Michigan birders discovered a White Ibis on 29 Aug 2022 at the Shiawassee NWR near Saginaw. It lingered through 4 Sep. Here photographed on 2 Sept. Photo © Mary Trombley.

Minnesota’s fourth Fork-tailed Flycatcher appeared for one day only at Stony Point just north and east of Duluth on 19 Sep 2022. This is the third occurrence of this species along Minnesota’s Lake Superior shoreline. Photo © Laura Erickson.

St.

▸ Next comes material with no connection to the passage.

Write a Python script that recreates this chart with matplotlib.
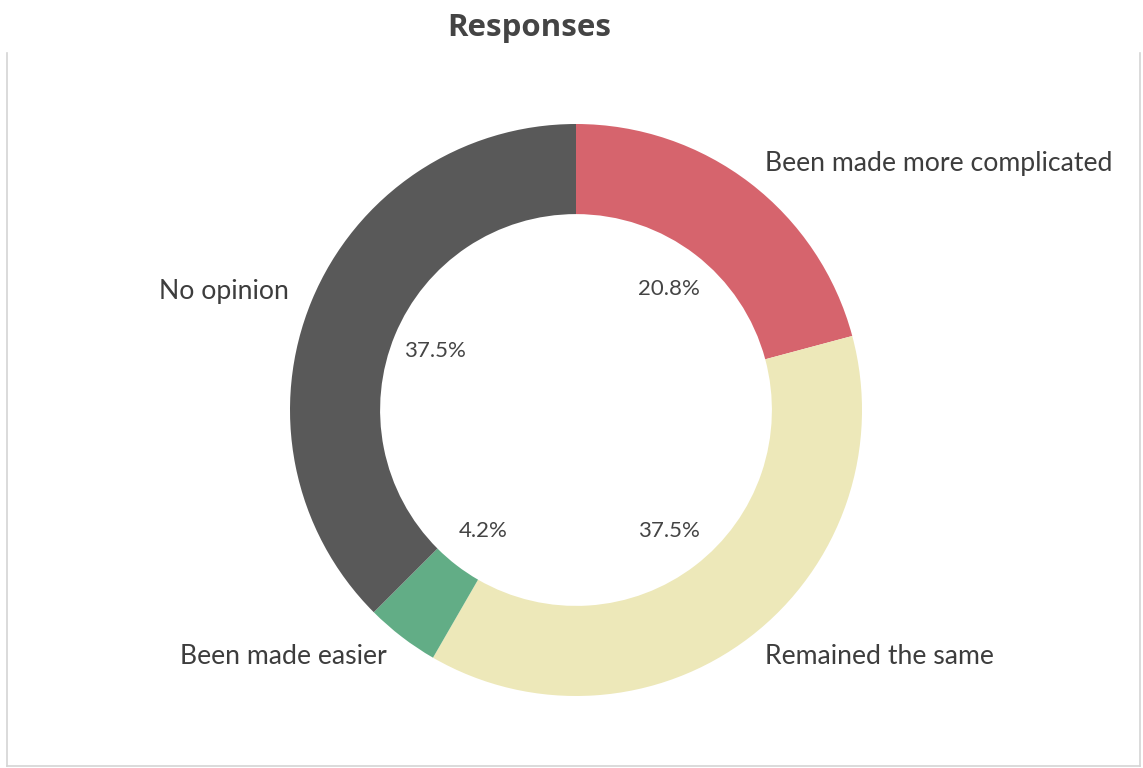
import matplotlib
matplotlib.use("Agg")
import matplotlib.pyplot as plt
from matplotlib.lines import Line2D

# Survey answers, in clockwise order starting at twelve o'clock
categories = ["Been made more complicated", "Remained the same",
              "Been made easier", "No opinion"]
counts = [5, 9, 1, 9]
colors = ["#d6646d", "#ede8b9", "#62ad86", "#595959"]

W, H, DPI = 1143, 768, 100
fig = plt.figure(figsize=(W / DPI, H / DPI), dpi=DPI)
fig.patch.set_facecolor("white")

# Donut geometry in pixels
cx, cy, R = 576, 410, 286
ax = fig.add_axes([0, 0, 1, 1])
ax.pie(
    counts,
    labels=categories,
    colors=colors,
    startangle=90,
    counterclock=False,
    autopct="%.1f%%",
    pctdistance=0.535,
    labeldistance=1.085,
    radius=1.0,
    wedgeprops=dict(width=0.315, linewidth=0),
    textprops=dict(color="#3d3d3d", family="Lato", fontsize=19.2),
)
for t in ax.texts:
    if t.get_text().endswith("%"):
        t.set_fontsize(16)
        t.set_color("#444444")

ax.set_xlim(-cx / R, (W - cx) / R)
ax.set_ylim(-(H - cy) / R, cy / R)
ax.set_aspect("auto")
ax.axis("off")

fig.text(529 / W, 1 - 28 / H, "Responses", ha="center", va="center",
         fontsize=22.5, fontweight="bold", family="Open Sans", color="#444444")

# Light frame around the plotting area (no top edge)
def px(x, y):
    return x / W, 1 - y / H

frame = "#d4d4d4"
for (x0, y0), (x1, y1) in [((7, 53), (7, 766)), ((7, 766), (1140, 766)),
                           ((1140, 53), (1140, 766))]:
    a, b = px(x0, y0), px(x1, y1)
    fig.add_artist(Line2D([a[0], b[0]], [a[1], b[1]], color=frame, lw=1.2))

fig.savefig("out.png", dpi=DPI)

Ignace, Michigan hosted this Brambling from 8–15 Oct 2022. This photograph was taken on the day of its discovery. Photo © Brendan Klick.

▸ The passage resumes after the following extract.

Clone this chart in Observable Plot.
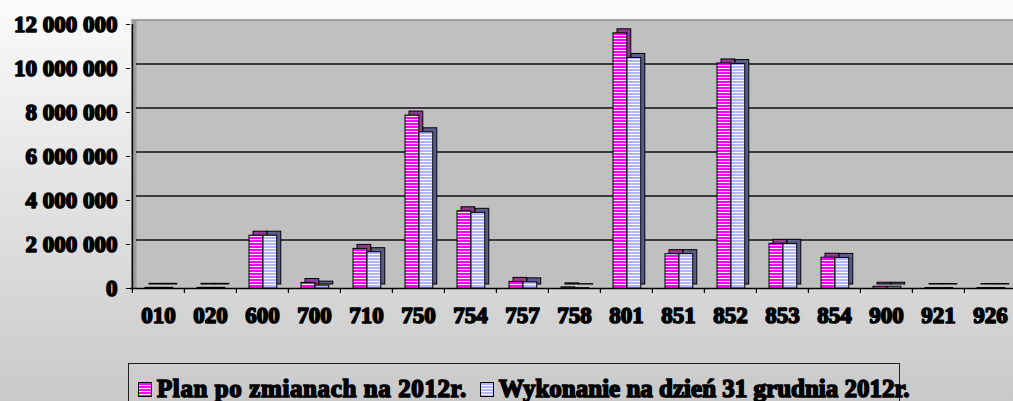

This Tricolored Heron was photographed on 10 Aug 2022, the last of its two-day stay in Minnesota in Blue Earth Co. The last one recorded in the state was 2017. Photo © Brandon Lentz.

The Western Great Lakes region’s three states all have a handful each of Glaucous-winged Gull records. This one provided Wisconsin with its seventh on 25 Sep 2022 at Wisconsin Point in Superior. Photo © Sarah Sabatke.

One of two Black Vultures to occur in Wisconsin, only a handful of observers were able to document this accidental species on 18 Sep 2022 in Lincoln Co. Photo © Chucky Wensel.

Wisconsin’s second Black Vulture proved to be just as furtive as the first, only being observed for one day by a limited number of individuals. Here it is on 26 Nov 2022 at Wind Point along the Lake Michigan shoreline just south of Milwaukee. Photo © Wendy Frasheski.

This Western Sandpiper was discovered at the same time and place as Wisconsin’s Sharp-tailed Sandpiper. It was first documented on 2 Nov 2022 in Manitowoc Co, photographed here on the 4th, and was last seen on the 5th. Photo © Chucky Wensel.